Figure 1. Working principle of BaseNet 

On September 25, 2024, Polyseq Biotechnology and the Institute of Biophysics of the Chinese Academy of Sciences jointly published a research paper entitled "BaseNet: A Transformer Based Toolkit for Nanopore Sequencing Signal Decoding" online in the Computational and Structural Biotechnology Journal. This study proposes a nanopore sequencing signal decoding toolkit BaseNet (Figure 1) based on multiple latest Transformer algorithms, including: 

1. Autoregressive Transformer based on Beam Search; 

2. A non autoregressive Transformer trained using the Rescore mechanism and combined loss of CTC and AED; 

3. Paraformer based on CIF predictor and GLM generator; 

4. A large-scale pre trained model based on contrastive learning and diversity learning; 

5. Fast attention with linear computational complexity.

Figure 2. Visualization of Cross Attention Score 

And exploration was conducted on the interpretability of the model, such as the fact that cross attention scores can map the alignment relationship between signals and sequences (Figure 2), and that speech waveforms and current signals share common "universal features" in the internal representation of the model (Figure 3).

Figure 3. Performance Comparison of Different Large Models 

The research team conducted rigorous performance evaluations on the same benchmark dataset, and found that the Fine tuned model included in BaseNet outperformed the latest Bonito CRF model, while the Joint CTC model and Fast CRF model performed better than SACall (Figure 4a). In addition, under long read conditions, the model developed by BaseNet exhibits superior performance (Figure 4b). The above test results indicate that BaseNet exhibits better decoding performance compared to other existing decoding algorithms. 

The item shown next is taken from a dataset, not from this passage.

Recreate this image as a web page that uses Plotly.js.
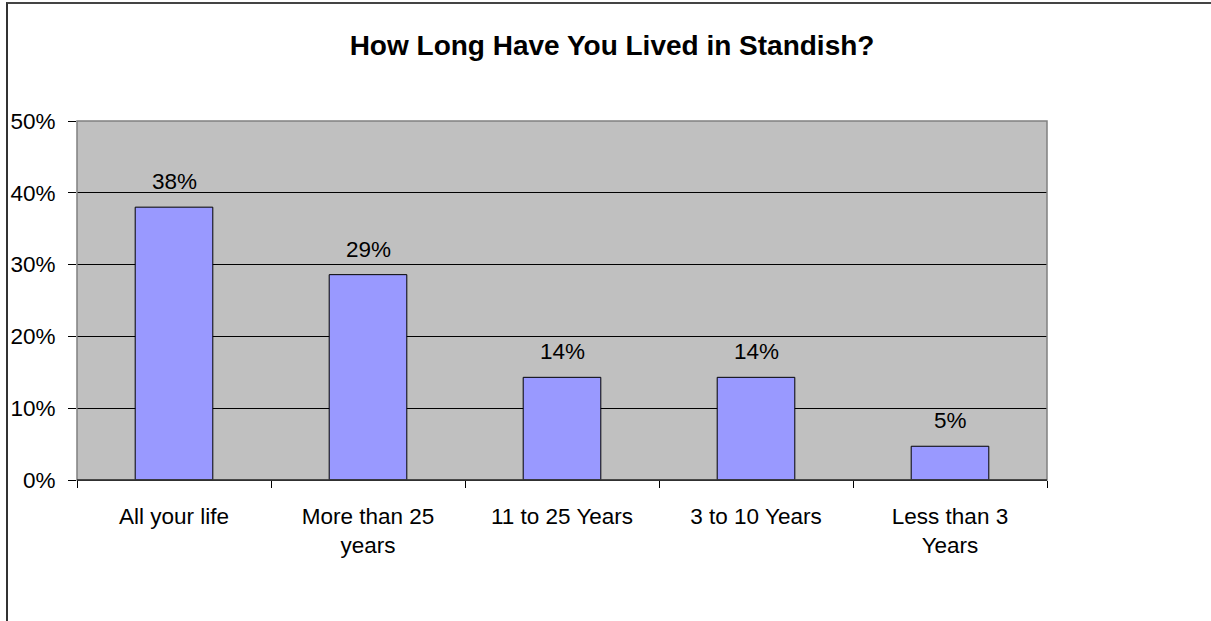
<!DOCTYPE html>
<html>
<head>
<meta charset="utf-8">
<script src="https://cdn.plot.ly/plotly-3.0.1.min.js"></script>
<style>
  html, body { margin: 0; padding: 0; background: #ffffff; }
  #wrap { position: relative; width: 1211px; height: 621px; overflow: hidden; }
  #chart { position: absolute; left: 0; top: 0; width: 1211px; height: 621px; }
  #frame { position: absolute; left: 6px; top: 2px; width: 1300px; height: 700px;
           border-left: 2px solid #333333; border-top: 2px solid #444444; pointer-events: none; }
</style>
</head>
<body>
<div id="wrap">
  <div id="chart"></div>
  <div id="frame"></div>
</div>
<script>
const categories = ["All your life", "More than 25<br>years", "11 to 25 Years", "3 to 10 Years", "Less than 3<br>Years"];
const values = [0.380, 0.286, 0.143, 0.143, 0.047];
const valueLabels = ["38%", "29%", "14%", "14%", "5%"];
const yTickVals = [0, 0.1, 0.2, 0.3, 0.4, 0.5];
const yTickText = ["0%", "10%", "20%", "30%", "40%", "50%"];

const FONT = "Liberation Sans, Arial, sans-serif";

const trace = {
  type: "bar",
  x: categories,
  y: values,
  marker: { color: "#9999FF", line: { color: "#000000", width: 1 } },
  hoverinfo: "skip"
};

const annotations = categories.map((c, i) => ({
  x: c, y: values[i], xref: "x", yref: "y",
  text: valueLabels[i], showarrow: false,
  yanchor: "bottom", yshift: 11,
  font: { family: FONT, size: 22.5, color: "#000000" }
}));

const layout = {
  width: 1211, height: 621,
  margin: { l: 77, r: 164, t: 121, b: 141, pad: 0 },
  paper_bgcolor: "#ffffff",
  plot_bgcolor: "#C0C0C0",
  bargap: 0.6,
  showlegend: false,
  title: {
    text: "<b>How Long Have You Lived in Standish?</b>",
    font: { family: FONT, size: 28, color: "#000000" },
    x: 0.5054, xref: "container", xanchor: "center",
    y: 1 - 45 / 621, yref: "container", yanchor: "middle"
  },
  xaxis: {
    type: "category",
    showgrid: false,
    showline: true, linecolor: "#000000", linewidth: 1,
    ticks: "outside", tickson: "boundaries", ticklen: 7, tickcolor: "#000000", tickwidth: 1,
    tickfont: { family: FONT, size: 22.5, color: "#000000" },
    ticklabelstandoff: 16,
    fixedrange: true
  },
  yaxis: {
    range: [0, 0.5],
    tickvals: yTickVals, ticktext: yTickText,
    showgrid: true, gridcolor: "#000000", gridwidth: 1,
    zeroline: false,
    showline: false,
    ticks: "outside", ticklen: 8, tickcolor: "#000000", tickwidth: 1,
    tickfont: { family: FONT, size: 22.5, color: "#000000" },
    ticklabelstandoff: 8,
    fixedrange: true
  },
  shapes: [
    { type: "rect", xref: "paper", yref: "paper", x0: 0, x1: 1, y0: 0, y1: 1,
      line: { color: "#808080", width: 1.5 }, fillcolor: "rgba(0,0,0,0)", layer: "above" },
    { type: "line", xref: "paper", yref: "paper", x0: 0, x1: 1, y0: 0, y1: 0,
      line: { color: "#000000", width: 1 }, layer: "above" }
  ],
  annotations: annotations
};

Plotly.newPlot("chart", [trace], layout, { displayModeBar: false, staticPlot: true });
</script>
</body>
</html>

Figure 4. Performance comparison between BaseNet and existing Basecallers 

Dr. Wang Daqian, General Manager of Polyseq Biotechnology, and Dr. Lou Jizhong, Chief Scientist, are the co corresponding authors of the paper. Li Qingwen, a joint doctoral student from Polyseq Biotechnology and Biophysics Institute, is the first author of the paper. Sun Chen from Polyseq Biotechnology participated in the research work.